Zwei Völker, die ethnographisch dasselbe sind und auch dieselbe Sprache sprechen, können sehr wohl sich zu verschiedenen Nationen entwickelt haben (z.B. Engländer und Amerikaner, Kroaten und Serben), während umgekehrt in der Regel verschiedene Volksstämme zu einer Nation verschmolzen sind (z.B. bildete sich die heutige italienische Nation aus Römern, Germanen, Etruskern, Griechen usw.).

Stalin gibt folgende Definition für die Nation: "Die Nation ist eine historisch entstandene, stabile Gemeinschaft der Sprache, des Territoriums, des Wirtschaftslebens und der in der Kulturgemeinschaft zum Ausdruck kommenden Geistesart."

Stalin gibt also vier Merkmale an: Gemeinschaft der Sprache, Gemeinschaft des Territoriums, Gemeinschaft des Wirtschaftslebens und Gemeinschaft der Geistesart oder, wie sie auch anders genannt wird, des "nationalen Charakters", der sich in den Besonderheiten der nationalen Kultur bzw. in der Kulturgemeinschaft des betreffenden Volkes ausdrückt.

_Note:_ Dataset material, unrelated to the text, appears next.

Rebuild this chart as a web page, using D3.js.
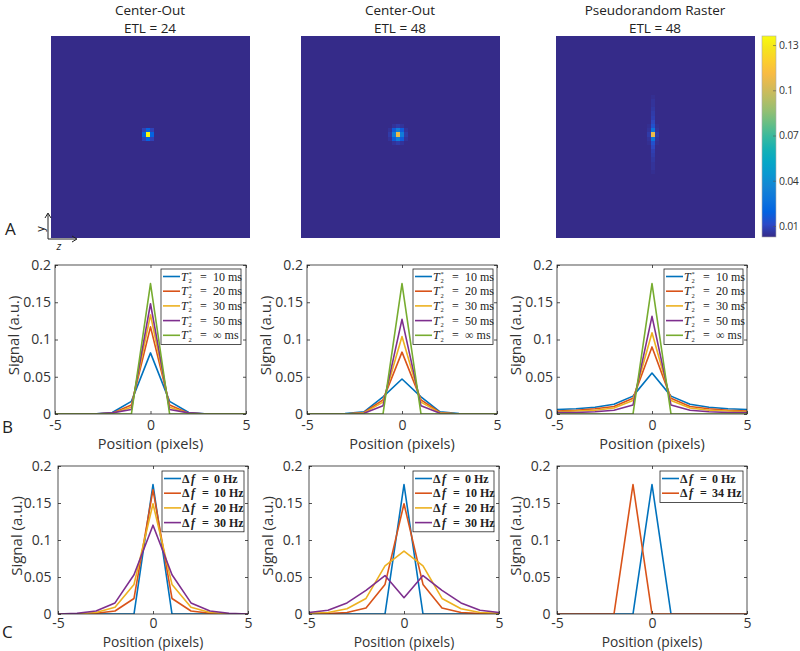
<!DOCTYPE html>
<html><head><meta charset="utf-8">
<script src="https://cdn.jsdelivr.net/npm/d3@7"></script>
<style>body{margin:0;background:#fff}svg{display:block}</style>
</head><body><svg id="fig" width="800" height="651"></svg>
<script>
// ================= DATA =================
const positions = [-5,-4,-3,-2,-1,0,1,2,3,4,5];
const yTicks = [0,0.05,0.1,0.15,0.2];
const xTicks = [-5,0,5];
const colorbarTicks = [0.01,0.04,0.07,0.1,0.13];
const colorRange = [0.0027,0.136];
const panelTitles = [["Center-Out","ETL = 24"],["Center-Out","ETL = 48"],["Pseudorandom Raster","ETL = 48"]];
const t2Values = ["10","20","30","50","∞"];
const dfValuesA = ["0","10","20","30"];
const dfValuesC3 = ["0","34"];

// Row B: T2* blurring
const b1T2_10  = [0,0,0,0.002,0.017,0.082,0.017,0.002,0,0,0];
const b1T2_20  = [0,0,0,0.001,0.012,0.117,0.012,0.001,0,0,0];
const b1T2_30  = [0,0,0,0.001,0.009,0.133,0.009,0.001,0,0,0];
const b1T2_50  = [0,0,0,0.0015,0.006,0.148,0.006,0.0015,0,0,0];
const b1T2_inf = [0,0,0,0,0,0.175,0,0,0,0,0];

const b2T2_10  = [0,0,0.0005,0.003,0.023,0.047,0.023,0.003,0.0005,0,0];
const b2T2_20  = [0,0,0,0.002,0.019,0.083,0.019,0.002,0,0,0];
const b2T2_30  = [0,0,0,0.0015,0.016,0.104,0.016,0.0015,0,0,0];
const b2T2_50  = [0,0,0,0.001,0.011,0.127,0.011,0.001,0,0,0];
const b2T2_inf = [0,0,0,0,0,0.175,0,0,0,0,0];

const b3T2_10  = [0.006,0.007,0.009,0.013,0.024,0.055,0.024,0.013,0.009,0.007,0.006];
const b3T2_20  = [0.004,0.005,0.007,0.010,0.021,0.090,0.021,0.010,0.007,0.005,0.004];
const b3T2_30  = [0.003,0.004,0.005,0.008,0.018,0.109,0.018,0.008,0.005,0.004,0.003];
const b3T2_50  = [0.002,0.002,0.003,0.005,0.012,0.131,0.012,0.005,0.003,0.002,0.002];
const b3T2_inf = [0,0,0,0,0,0.175,0,0,0,0,0];

// Row C: off-resonance
const c1Df_0  = [0,0,0,0,0,0.175,0,0,0,0,0];
const c1Df_10 = [0,0,0.001,0.004,0.021,0.168,0.021,0.004,0.001,0,0];
const c1Df_20 = [0,0,0.002,0.009,0.040,0.149,0.040,0.009,0.002,0,0];
const c1Df_30 = [0,0.001,0.004,0.015,0.053,0.120,0.053,0.015,0.004,0.001,0];

const c2Df_0  = [0,0,0,0,0,0.175,0,0,0,0,0];
const c2Df_10 = [0,0.0005,0.002,0.008,0.040,0.149,0.040,0.008,0.002,0.0005,0];
const c2Df_20 = [0.001,0.002,0.007,0.021,0.065,0.085,0.065,0.021,0.007,0.002,0.001];
const c2Df_30 = [0.002,0.005,0.015,0.032,0.052,0.022,0.052,0.032,0.015,0.005,0.002];

const c3Df_0  = [0,0,0,0,0,0.175,0,0,0,0,0];
const c3Df_34 = [0,0,0,0,0.175,0,0,0,0,0,0];

// Row A: 2D point spread functions (48 x 48 image, centred patch)
const imgSize = 48;
const imgCenter = 23;
const imgBackground = 0.003;
const psfCO24 = [
  [0.009,0.020,0.009],
  [0.020,0.135,0.020],
  [0.009,0.020,0.009]];
const psfCO48 = [
  [0.003,0.005,0.007,0.005,0.003],
  [0.005,0.017,0.032,0.017,0.005],
  [0.007,0.032,0.108,0.032,0.007],
  [0.005,0.017,0.032,0.017,0.005],
  [0.003,0.005,0.007,0.005,0.003]];
const psfPR48Center = [0.004,0.005,0.005,0.006,0.007,0.008,0.010,0.013,0.027,0.108,0.027,0.013,0.010,0.008,0.007,0.006,0.005,0.005,0.004];
const psfPR48Side   = [0.003,0.003,0.003,0.003,0.003,0.003,0.003,0.004,0.005,0.007,0.005,0.004,0.003,0.003,0.003,0.003,0.003,0.003,0.003];

// parula colormap
const parula = ["#352a87","#2c4ac7","#0363e1","#0d75dc","#1485d4","#0998d1","#06a7c6","#15b1b4","#38b99e","#65be86","#92bf73","#b7bd64","#d9ba56","#f8bb44","#fcce2e","#f5e41d","#f9fb0e"];

// ================= DRAWING =================
const svg = d3.select("#fig");
const FONT = "'Open Sans', 'Noto Sans', sans-serif";
const SERIF = "'Liberation Serif', 'DejaVu Serif', serif";
const AX = "#262626";
const lineColors = ["#0072BD","#D95319","#EDB120","#7E2F8E","#77AC30"];

const color = d3.scaleLinear()
  .domain(parula.map((_,i)=>colorRange[0]+i/(parula.length-1)*(colorRange[1]-colorRange[0])))
  .range(parula).interpolate(d3.interpolateRgb).clamp(true);

function makeGrid(cells){ // cells: [dr, dc, v]
  const g = d3.range(imgSize).map(()=>d3.range(imgSize).map(()=>imgBackground));
  cells.forEach(([dr,dc,v])=>{ g[imgCenter+dr][imgCenter+dc]=v; });
  const out=[];
  g.forEach((row,r)=>row.forEach((v,c)=>out.push({r,c,v})));
  return out;
}
function patchCells(p){
  const h=(p.length-1)/2, w=(p[0].length-1)/2, out=[];
  p.forEach((row,i)=>row.forEach((v,j)=>out.push([i-h,j-w,v])));
  return out;
}
function columnCells(center, side){
  const h=(center.length-1)/2, out=[];
  center.forEach((v,i)=>{ out.push([i-h,0,v]); out.push([i-h,-1,side[i]]); out.push([i-h,1,side[i]]); });
  return out;
}
const images = [
  {x:51, data:makeGrid(patchCells(psfCO24))},
  {x:301, data:makeGrid(patchCells(psfCO48))},
  {x:556, data:makeGrid(columnCells(psfPR48Center, psfPR48Side))}
];
const imgTop=36, imgW=198, imgH=201;

images.forEach((im,k)=>{
  const xs = d3.scaleBand().domain(d3.range(imgSize)).range([im.x, im.x+imgW]);
  const ys = d3.scaleBand().domain(d3.range(imgSize)).range([imgTop, imgTop+imgH]);
  const g = svg.append("g").attr("shape-rendering","crispEdges");
  g.selectAll("rect").data(im.data).join("rect")
    .attr("x",d=>xs(d.c)).attr("y",d=>ys(d.r))
    .attr("width",xs.bandwidth()+0.5).attr("height",ys.bandwidth()+0.5)
    .attr("fill",d=>color(d.v));
  const cx = im.x+imgW/2;
  svg.append("text").attr("x",cx).attr("y",14.5).attr("text-anchor","middle")
    .attr("font-family",FONT).attr("font-size",13.5).attr("fill","#222").text(panelTitles[k][0]);
  svg.append("text").attr("x",cx).attr("y",33).attr("text-anchor","middle")
    .attr("font-family",FONT).attr("font-size",13.5).attr("fill","#222").text(panelTitles[k][1]);
});

// colorbar
const cb = {x:762, w:14, top:36, bottom:237};
const cbScale = d3.scaleLinear().domain(colorRange).range([cb.bottom, cb.top]);
const defs = svg.append("defs");
const grad = defs.append("linearGradient").attr("id","cbgrad").attr("x1",0).attr("y1",1).attr("x2",0).attr("y2",0);
parula.forEach((c,i)=>grad.append("stop").attr("offset",i/(parula.length-1)).attr("stop-color",c));
svg.append("rect").attr("x",cb.x).attr("y",cb.top).attr("width",cb.w).attr("height",cb.bottom-cb.top)
  .attr("fill","url(#cbgrad)").attr("stroke","#aaa").attr("stroke-width",0.6);
const cbAxis = d3.axisRight(cbScale).tickValues(colorbarTicks).tickSize(-3).tickPadding(3).tickFormat(d=>String(d));
const cbg = svg.append("g").attr("transform",`translate(${cb.x+cb.w},0)`).call(cbAxis);
cbg.select(".domain").remove();
cbg.selectAll(".tick line").attr("stroke","#555").attr("stroke-width",0.6);
cbg.selectAll(".tick text").attr("font-family",FONT).attr("font-size",10.5).attr("letter-spacing",-0.3).attr("fill","#333");

// panel letters
[["A",5,235],["B",2,433],["C",2,638]].forEach(([t,x,y])=>
  svg.append("text").attr("x",x).attr("y",y).attr("font-family",FONT).attr("font-size",17).attr("fill","#222").text(t));

// orientation arrows
const ar = svg.append("g").attr("stroke","#222").attr("stroke-width",1).attr("fill","none");
ar.append("line").attr("x1",48).attr("y1",239).attr("x2",48).attr("y2",214);
ar.append("path").attr("d","M45,218 L48,213 L51,218");
ar.append("line").attr("x1",48).attr("y1",239).attr("x2",76).attr("y2",239);
ar.append("path").attr("d","M72,236 L77,239 L72,242");
svg.append("text").attr("transform","translate(40,229) rotate(-90)").attr("text-anchor","middle")
  .attr("font-family",FONT).attr("font-size",11).attr("fill","#222").attr("dy","0.35em").text("y");
svg.append("text").attr("x",59).attr("y",250).attr("text-anchor","middle")
  .attr("font-family",FONT).attr("font-size",11).attr("fill","#222").attr("font-style","italic").text("z");

// legend entries (single text elements with tspans)
function legendT2(g, val){
  const t = g.append("text").attr("font-family",SERIF).attr("font-size",12).attr("y",4);
  t.append("tspan").attr("x",0).attr("font-style","italic").text("T");
  t.append("tspan").attr("x",7.5).attr("dy",2.5).attr("font-size",6.5).text("2");
  t.append("tspan").attr("x",7.5).attr("dy",-7.5).attr("font-size",6.5).text("*");
  t.append("tspan").attr("x",19).attr("dy",5).text("=");
  t.append("tspan").attr("x",32).text(val+" ms");
}
function legendDf(g, val){
  const t = g.append("text").attr("font-family",SERIF).attr("font-size",12).attr("font-weight","bold").attr("y",4);
  t.append("tspan").attr("x",0).text("Δ");
  t.append("tspan").attr("x",9).attr("font-style","italic").text("f");
  t.append("tspan").attr("x",20).text("=");
  t.append("tspan").attr("x",32).text(val+" Hz");
}

const plots = [
  {x:55, y:265, w:191, h:149, series:[b1T2_10,b1T2_20,b1T2_30,b1T2_50,b1T2_inf], labels:t2Values, kind:"t2", leg:{x:161,y:269,w:80}, xl:35, xfs:14.5, tp:6, yp:4},
  {x:307,y:265, w:190, h:149, series:[b2T2_10,b2T2_20,b2T2_30,b2T2_50,b2T2_inf], labels:t2Values, kind:"t2", leg:{x:413,y:269,w:80}, xl:35, xfs:14.5, tp:6, yp:4},
  {x:557,y:265, w:190, h:149, series:[b3T2_10,b3T2_20,b3T2_30,b3T2_50,b3T2_inf], labels:t2Values, kind:"t2", leg:{x:664,y:269,w:79}, xl:35, xfs:14.5, tp:6, yp:4},
  {x:58, y:466, w:190, h:148, series:[c1Df_0,c1Df_10,c1Df_20,c1Df_30], labels:dfValuesA, kind:"df", leg:{x:162,y:471,w:82}, xl:32.9, xfs:13.8, tp:4, yp:6.5},
  {x:309,y:466, w:190, h:148, series:[c2Df_0,c2Df_10,c2Df_20,c2Df_30], labels:dfValuesA, kind:"df", leg:{x:413,y:471,w:81}, xl:32.9, xfs:13.8, tp:4, yp:6.5},
  {x:557,y:466, w:190, h:148, series:[c3Df_0,c3Df_34], labels:dfValuesC3, kind:"df", leg:{x:660,y:471,w:83}, xl:32.9, xfs:13.8, tp:4, yp:6.5}
];

plots.forEach((p,idx)=>{
  const x = d3.scaleLinear().domain([-5,5]).range([p.x, p.x+p.w]);
  const y = d3.scaleLinear().domain([0,0.2]).range([p.y+p.h, p.y]);
  const clipId = "clip"+idx;
  defs.append("clipPath").attr("id",clipId).append("rect")
    .attr("x",p.x).attr("y",p.y-1).attr("width",p.w).attr("height",p.h+1);
  svg.append("rect").attr("x",p.x).attr("y",p.y).attr("width",p.w).attr("height",p.h).attr("fill","#fff");
  const line = d3.line().x((d,i)=>x(positions[i])).y(d=>y(d));
  const lg = svg.append("g").attr("clip-path",`url(#${clipId})`);
  p.series.forEach((s,i)=>{
    lg.append("path").datum(s).attr("d",line).attr("fill","none")
      .attr("stroke",lineColors[i]).attr("stroke-width",1.6).attr("stroke-linejoin","round");
  });
  const fmt = d=>String(d);
  const styleAxis = g=>{
    g.select(".domain").remove();
    g.selectAll(".tick line").attr("stroke",AX).attr("stroke-width",0.8);
    g.selectAll(".tick text").attr("font-family",FONT).attr("font-size",14).attr("fill","#333");
  };
  svg.append("g").attr("transform",`translate(${p.x},0)`)
    .call(d3.axisLeft(y).tickValues(yTicks).tickSize(-3).tickPadding(p.yp).tickFormat(fmt)).call(styleAxis);
  svg.append("g").attr("transform",`translate(${p.x+p.w},0)`)
    .call(d3.axisRight(y).tickValues(yTicks).tickSize(-3).tickFormat("")).call(styleAxis);
  svg.append("g").attr("transform",`translate(0,${p.y+p.h})`)
    .call(d3.axisBottom(x).tickValues(xTicks).tickSize(-3).tickPadding(p.tp).tickFormat(fmt)).call(styleAxis);
  svg.append("g").attr("transform",`translate(0,${p.y})`)
    .call(d3.axisTop(x).tickValues(xTicks).tickSize(-3).tickFormat("")).call(styleAxis);
  svg.append("rect").attr("x",p.x).attr("y",p.y).attr("width",p.w).attr("height",p.h)
    .attr("fill","none").attr("stroke",AX).attr("stroke-width",0.8);
  svg.append("text").attr("x",p.x+p.w/2).attr("y",p.y+p.h+p.xl).attr("text-anchor","middle")
    .attr("font-family",FONT).attr("font-size",p.xfs).attr("fill","#333").text("Position (pixels)");
  svg.append("text").attr("transform",`translate(${p.x-41},${p.y+p.h/2-4}) rotate(-90)`)
    .attr("text-anchor","middle").attr("dy","0.35em")
    .attr("font-family",FONT).attr("font-size",15).attr("fill","#333").text("Signal (a.u.)");
  const rowH = 14.7;
  const L = p.leg;
  const lh = p.labels.length*rowH + 2;
  svg.append("rect").attr("x",L.x).attr("y",L.y).attr("width",L.w).attr("height",lh)
    .attr("fill","#fff").attr("stroke",AX).attr("stroke-width",0.8);
  p.labels.forEach((lab,i)=>{
    const cy = L.y + 7.5 + i*rowH;
    svg.append("line").attr("x1",L.x+2).attr("x2",L.x+19).attr("y1",cy).attr("y2",cy)
      .attr("stroke",lineColors[i]).attr("stroke-width",1.6);
    const g = svg.append("g").attr("transform",`translate(${L.x+20},${cy})`).attr("fill","#222");
    if(p.kind==="t2") legendT2(g,lab); else legendDf(g,lab);
  });
});
</script>
</body></html>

Wodurch unterscheidet sich diese Definition Stalins von anderen Definitionen, darunter auch von der Definition Otto Bauers?

Die Definition von Stalin ist die einzig marxistische, ist eine historisch-materialistische, sie lenkt unsere Aufmerksamkeit auf die Bedeutung, die das gemeinsame Wirtschaftsleben und das gemeinsame Territorium für die Entstehung einer Nation haben!

Dem stehen die bürgerlichen und auch die sozial-demokratischen (Otto Bauers) Auffassungen der Nation gegenüber, die in idealistischer Art die Besonderheit des "nationalen Charakters" oder der Kultur- und Sprachgemeinschaft als das allein ausschlaggebende Merkmal der Nation hervorheben.

Diese Auffassungen können die vielfältige Wirklichkeit der Entstehung und des Lebens der Nationen nicht erklären, sie sind unmarxistisch, sind falsch und daher zu bekämpfen.“

Das ist alles sehr richtig, und Alfred Klahr hat meisterhaft bewiesen, dass er die Situation Österreichs verstanden hat. Als die Nazis Österreich als „Ostmark“, als Region bestimmt haben, hat Klahr die historische fortschrittlische Seite der Geburt Österreichs verstanden: es war ein demokratischer Pol.